Aqui, a autora desenvolve uma supressão de elementos humanos dentro das belas paisagens de Nara (província onde Kawase nascera) que gera imagens equilibradas entre desespero e torpor visual. Porém, se opondo à exemplos anteriores de seu cinema, dessa vez o natural divide espaço com o fantástico, potencializando o estranhamento humano ao ambiente. Tal estranhamento é incorporado em Jeanne, a cientista, na sua busca frequente pela milagrosa erva que dá nome ao filme. Os diálogos aqui, entre Binoche, vagantes e habitantes da floresta, acabam sendo agentes de destaque de signos sobrenaturais e vegetais no qual fazem Vision flutuar por alguns momentos.

O cuidado de Kawase ao escutar a linguagem da natureza e, ainda, ter um meticuloso trabalho de câmera ao explorar a convergência de seus atores com tal linguagem, acaba dando novos limites à efetividade de relações humanas dentro do ambiente. Os velhos amores, o passado não-descoberto, a motivação inabalável para completar a busca acabam por se confundir perante a acontecimentos simples e consequênciais do contato com a natureza. Por trás do enredo simplista e confuso para um espectador não acostumado com o tipo de cinema proposto aqui em toda a narrativa, existe uma declaração não só sobre o papel do homem em meio à imensidão natural, mas também sobre os rastros de tal imersão em particularidades intrinsecamente humanas.

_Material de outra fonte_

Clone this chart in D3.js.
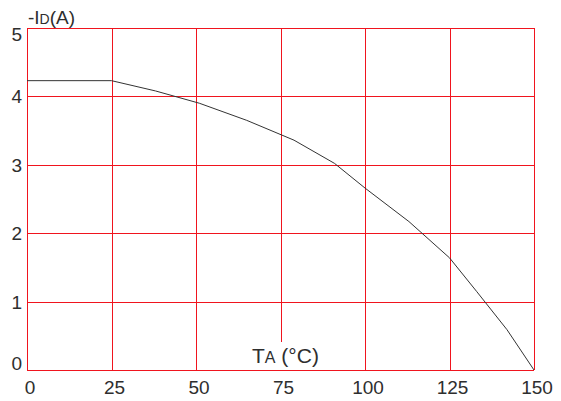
<!DOCTYPE html>
<html><head><meta charset="utf-8">
<script src="https://cdn.jsdelivr.net/npm/d3@7"></script>
<style>body{margin:0;background:#fff}svg{display:block}text{font-family:"Liberation Sans",Arial,sans-serif;fill:#2e2e2e}</style>
</head><body>
<script>
const xTicks=[0,25,50,75,100,125,150];
const yTicks=[0,1,2,3,4,5];
const tempC=[0,25,38,51,65,79,91,100,113,125,133,142,150];
const currentA=[4.23,4.23,4.08,3.9,3.65,3.36,3.02,2.66,2.17,1.64,1.15,0.59,0];

const W=561,H=401;
const svg=d3.select("body").append("svg").attr("width",W).attr("height",H);
const x=d3.scaleLinear().domain([0,150]).range([27,534]);
const y=d3.scaleLinear().domain([0,5]).range([370,28]);
const red="#f0141e";
const g=svg.append("g");
g.selectAll("line.v").data(xTicks).join("line").attr("class","v")
 .attr("x1",d=>Math.round(x(d))+0.5).attr("x2",d=>Math.round(x(d))+0.5)
 .attr("y1",y(5)).attr("y2",y(0)).attr("stroke",red).attr("stroke-width",1);
g.selectAll("line.h").data(yTicks).join("line").attr("class","h")
 .attr("y1",d=>Math.round(y(d))+0.5).attr("y2",d=>Math.round(y(d))+0.5)
 .attr("x1",x(0)).attr("x2",x(150)).attr("stroke",red).attr("stroke-width",1);

// axis title box for T_A
const tl=svg.append("g");
tl.append("rect").attr("x",246).attr("y",342).attr("width",74).attr("height",Math.round(y(0))-342).attr("fill","#fff");
const tt=tl.append("text").attr("x",252).attr("y",363).attr("font-size",21);
tt.append("tspan").text("T");
tt.append("tspan").attr("font-size",16).text("A");
tt.append("tspan").text(" (°C)");

// curve
const line=d3.line().x((d,i)=>x(tempC[i])).y((d,i)=>y(currentA[i]));
svg.append("path").datum(currentA).attr("d",line).attr("fill","none").attr("stroke","#333").attr("stroke-width",1);

// y tick labels
svg.selectAll("text.yl").data(yTicks).join("text").attr("class","yl")
 .attr("x",22).attr("text-anchor","end").attr("font-size",19)
 .attr("y",d=> d===0? y(0) : d===5? y(5)+13 : y(d)+7).text(d=>d);
// x tick labels
svg.selectAll("text.xl").data(xTicks).join("text").attr("class","xl")
 .attr("x",d=>x(d)+3).attr("text-anchor","middle").attr("font-size",19)
 .attr("y",394).text(d=>d);

// y title
const yt=svg.append("text").attr("x",28).attr("y",24).attr("font-size",19);
yt.append("tspan").text("-I");
yt.append("tspan").attr("font-size",14).text("D");
yt.append("tspan").text("(A)");
</script>
</body></html>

Partes de diálogo acabam maculando o tratamento especial da diretora com suas árvores e seus piares de pássaros — e também são a razão das incabíveis comparações com Terrence Malick, no qual faz um cinema bem diferente (e mais contido) do que é demonstrado aqui —, mas estes não soam díspares à silenciosa intensidade da cineasta ao entregar essa espécie de compressão humana em forma natural. A ocasional falta de mão para certos pontos soa apaixonada, respeitando a cosmologia do próprio filme. Mesmo sem verdadeiramente atingir o seu primor, como em Deixe a Luz do Sol Entrar, Binoche tem sucesso ao explorar toda a vulnerabilidade humana da cientista em meio ao “desconhecido”.

Vision acaba por trazer os holofotes a marca registrada de Naomi Kawase, contudo, dessa vez, com a adição de elementos mitológicos dispostos a trazer essa sua paixão expansiva seus limites enquanto cinema arthouse “pronto-para-festivais”. Uma performance não-excepcional, porém efetiva, de Juliette Binoche e a entrega total ao fantástico tornam o filme uma entrada acessível e, definitivamente curiosa, para o cinema da autora.